Czemu Dulkiewicz dostaje groźby? "Cierpi moja córka"
2025-01-17
Autor: Anna
"Na WOŚP kara musi być" – taki wpis pojawił się na jednym z forów internetowych, zapowiadając protest mieszkańców Gdańska zaplanowany na 17 stycznia. Na plakacie widnieje karykatura Aleksandry Dulkiewicz z uśmiechem, a hasło brzmi: "Dulkiewicz do dymisji".
Prezydent Gdańska, Aleksandra Dulkiewicz, wyraziła swoje oburzenie w związku z falą hejtu, która dotknęła ją oraz organizację Wielką Orkiestrę Świątecznej Pomocy. „Czy wydarzenia sprzed 6 lat czegoś nas nauczyły? Niestety, tak nie jest. Obserwuję, jak nienawiść i groźby stają się codziennością, a szczególnie dotykają one ludzi, którzy są mi bliscy, w tym moją córkę” – powiedziała Dulkiewicz.
„To, co się dzieje, jest przerażające. Mowa nienawiści nie jest tylko słowem – to broń, która rani głęboko i zostawia blizny na całe życie. Różnice w poglądach powinny być pretekstem do rozmowy, a nie do ataków” – dodała Dulkiewicz, apelując o większą empatię w debacie publicznej.
Tymczasem, w związku z przemocą werbalną skierowaną w stronę Jerzego Owsiaka, 66-letnia Izabela M. z Torunia usłyszała zarzuty. Policja zatrzymała ją po tym, jak zamieściła w sieci groźny wpis skierowany do Owsiaka. Funkcjonariusze zabezpieczyli jej telefon w celu przeprowadzenia dalszego śledztwa.

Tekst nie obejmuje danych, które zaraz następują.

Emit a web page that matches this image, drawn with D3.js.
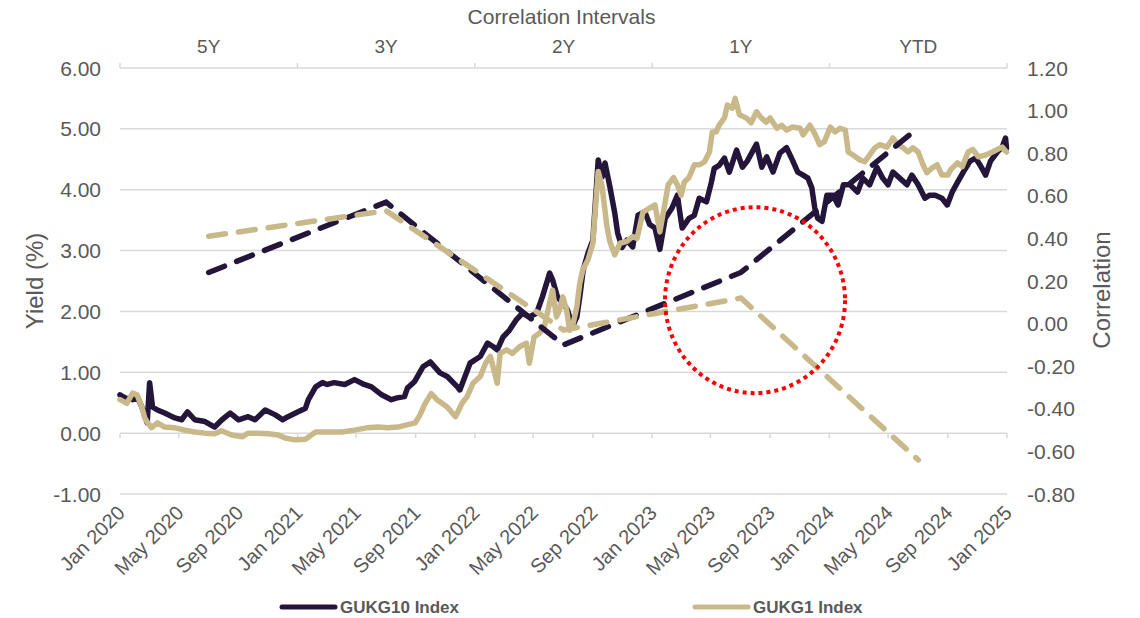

Praktyki groźby i nienawiści w polskim społeczeństwie budzą coraz większe zaniepokojenie, a Dulkiewicz przestrzega, że „Jako społeczeństwo musimy zadać sobie pytanie, jak daleko zajdzie ta spirala nienawiści, zanim postawimy jej tamę”. Czy Polacy naprawdę chcą, aby nasze codzienne życie wyglądało w ten sposób? Musimy wspólnie podjąć walkę z falą nietolerancji i przemocy w słowach.